The Wall Street Journal published an interesting article last week about the ways information gathered from the habits of e-book readers is being used to generate feedback for retailers, publishers, and authors. Among the data points given up when your e-book reader phones home: How fast did you read? If you gave up on the book, how far did you get? What kind of notes did you make to yourself? And (perhaps most importantly) did you buy the sequel?

The reporter suggests that such information might be used by editors to gently guide their writers toward popular storylines that may increase their readership, or to signal when an author is badly in need of an edit. While she notes that writers and editors of literary fiction might lodge a complaint against having their work guided by such crass methodology, she also cites examples of companies that are building a business model around matching content to specific customer feedback.

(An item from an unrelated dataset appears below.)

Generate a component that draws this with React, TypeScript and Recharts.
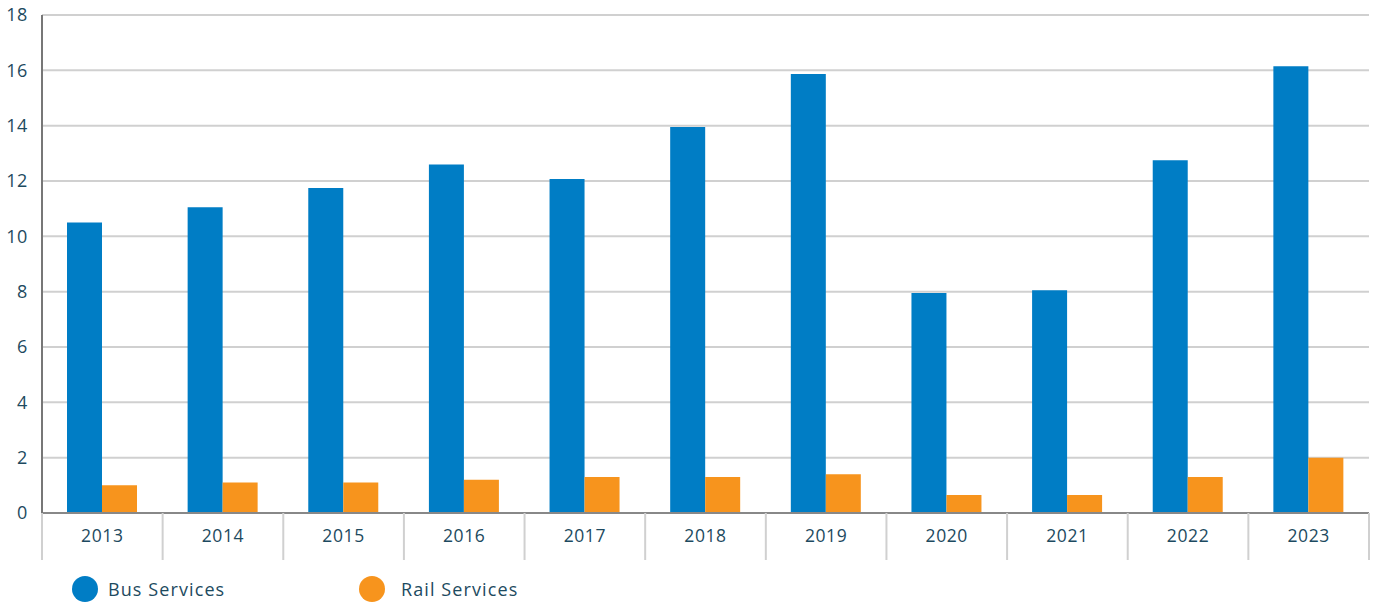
import { BarChart, Bar, XAxis, YAxis, CartesianGrid } from "recharts";

const years = ["2013", "2014", "2015", "2016", "2017", "2018", "2019", "2020", "2021", "2022", "2023"];
const busServices = [10.5, 11.05, 11.75, 12.6, 12.07, 13.95, 15.87, 7.95, 8.05, 12.75, 16.15];
const railServices = [1.0, 1.1, 1.1, 1.2, 1.3, 1.3, 1.4, 0.65, 0.65, 1.3, 2.0];
const yTicks = [0, 2, 4, 6, 8, 10, 12, 14, 16, 18];
const seriesNames = ["Bus Services", "Rail Services"];

const BLUE = "#007dc5";
const ORANGE = "#f7941d";
const TEXT = "#1d4a60";
const FONT = "'Open Sans', sans-serif";

const WIDTH = 1377;
const HEIGHT = 560;
const MARGIN = { top: 15, right: 8, left: 0, bottom: 0 };
const Y_AXIS_W = 42;
const X_AXIS_H = 47;
const band = (WIDTH - MARGIN.left - MARGIN.right - Y_AXIS_W) / years.length;

const data = years.map((year, i) => ({
  year,
  bus: busServices[i],
  rail: railServices[i],
}));

function YearTick(props: any) {
  const { x, y, payload, index } = props;
  const half = band / 2;
  return (
    <g>
      <line x1={x - half} y1={y} x2={x - half} y2={y + X_AXIS_H} stroke="#d0d0d0" strokeWidth={2} />
      {index === years.length - 1 && (
        <line x1={x + half} y1={y} x2={x + half} y2={y + X_AXIS_H} stroke="#d0d0d0" strokeWidth={2} />
      )}
      <text x={x} y={y + 29} textAnchor="middle" fill={TEXT} fontSize={17.5} fontFamily={FONT} letterSpacing={0.6}>
        {payload.value}
      </text>
    </g>
  );
}

export default function App() {
  return (
    <div style={{ position: "absolute", left: 0, top: 0, width: WIDTH, height: 603, background: "#fff" }}>
      <BarChart width={WIDTH} height={HEIGHT} data={data} margin={MARGIN} barSize={35} barGap={0}>
        <CartesianGrid vertical={false} stroke="#d0d0d0" strokeWidth={2} />
        <XAxis
          dataKey="year"
          height={X_AXIS_H}
          tickLine={false}
          tickSize={0}
          tickMargin={0}
          axisLine={{ stroke: "#888", strokeWidth: 2 }}
          tick={<YearTick />}
          interval={0}
        />
        <YAxis
          width={Y_AXIS_W}
          domain={[0, 18]}
          ticks={yTicks}
          tickLine={false}
          tickMargin={8}
          axisLine={{ stroke: "#777", strokeWidth: 2 }}
          tick={{ fill: TEXT, fontSize: 18, fontFamily: FONT, letterSpacing: 0.6 }}
        />
        <Bar dataKey="bus" name={seriesNames[0]} fill={BLUE} isAnimationActive={false} />
        <Bar dataKey="rail" name={seriesNames[1]} fill={ORANGE} isAnimationActive={false} />
      </BarChart>
      <div
        style={{
          position: "absolute",
          top: 576,
          left: 72,
          display: "flex",
          fontFamily: FONT,
          fontSize: 18,
          letterSpacing: 1.1,
          color: TEXT,
        }}
      >
        {seriesNames.map((name, i) => (
          <div key={name} style={{ display: "flex", alignItems: "center", width: 287 }}>
            <span
              style={{
                display: "inline-block",
                width: 26,
                height: 26,
                borderRadius: "50%",
                background: i === 0 ? BLUE : ORANGE,
                marginRight: i === 0 ? 10 : 16,
              }}
            />
            <span>{name}</span>
          </div>
        ))}
      </div>
    </div>
  );
}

Books from the new publisher Coliloquy, for example, allow readers to control the direction of the story — much like the popular Choose Your Own Adventure books of the 1980s and 1990s. Apparently you can decide whether your YA mystery series should be more like Nancy Drew or Harry Potter, and you can pick which of several prospective dudes in a romance novel your heroine should try to hook up with. Customization options will, presumably, become richer and slicker as the technology advances.

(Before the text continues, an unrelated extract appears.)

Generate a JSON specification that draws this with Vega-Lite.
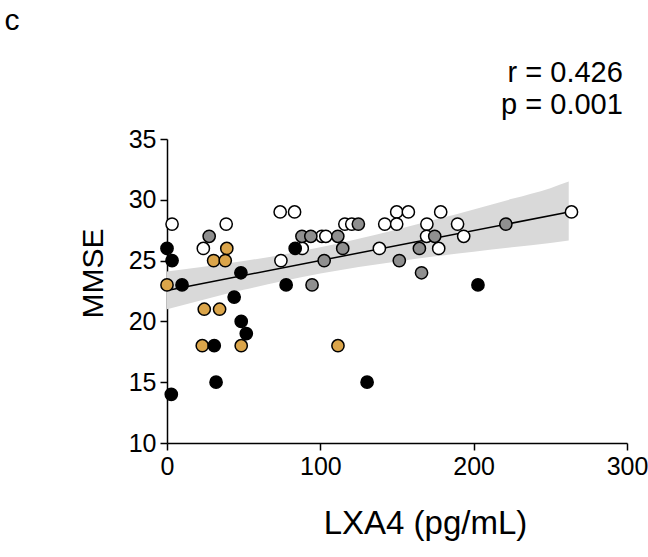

It got me wondering whether studios have been tracking similar information about viewing habits, like keeping tabs on when viewers stop watching a Netflix title or using their cable boxes to record when they start channel-surfing or stay tuned all the way through a commercial break. Nielsen ratings and test-screening evaluation cards provide some of this information, but probably not on such a granular level. It's a tantalizing idea that could provide useful feedback for creatives. But it could also be used to suck the life out of storylines out of fear of alienating viewers. 

If you polled viewers in advance, there's no way they would have approved of the penultimate plot twists in either the first or second season of Game of Thrones — and yet that program is a major hit for HBO. Like The Sopranos in its heyday, which was known for withholding the scenes of mob violence that viewers presumably craved for weeks and months at a time, Game of Thrones proves that you can confound an audience's desires and expectations and still have them coming back for more.

As any creative person who's ever been through the test-screening process can probably attest, sometimes viewer feedback is amazingly constructive, and sometimes it's incredibly frustrating. There's probably room in the market for content that's finely tuned to satisfy specific audience desires. But for ambitious, mold-breaking storytellers, easy access to feedback from smart apps that know which scenes viewers skip and which ones they watch twice could be a curse, not a blessing.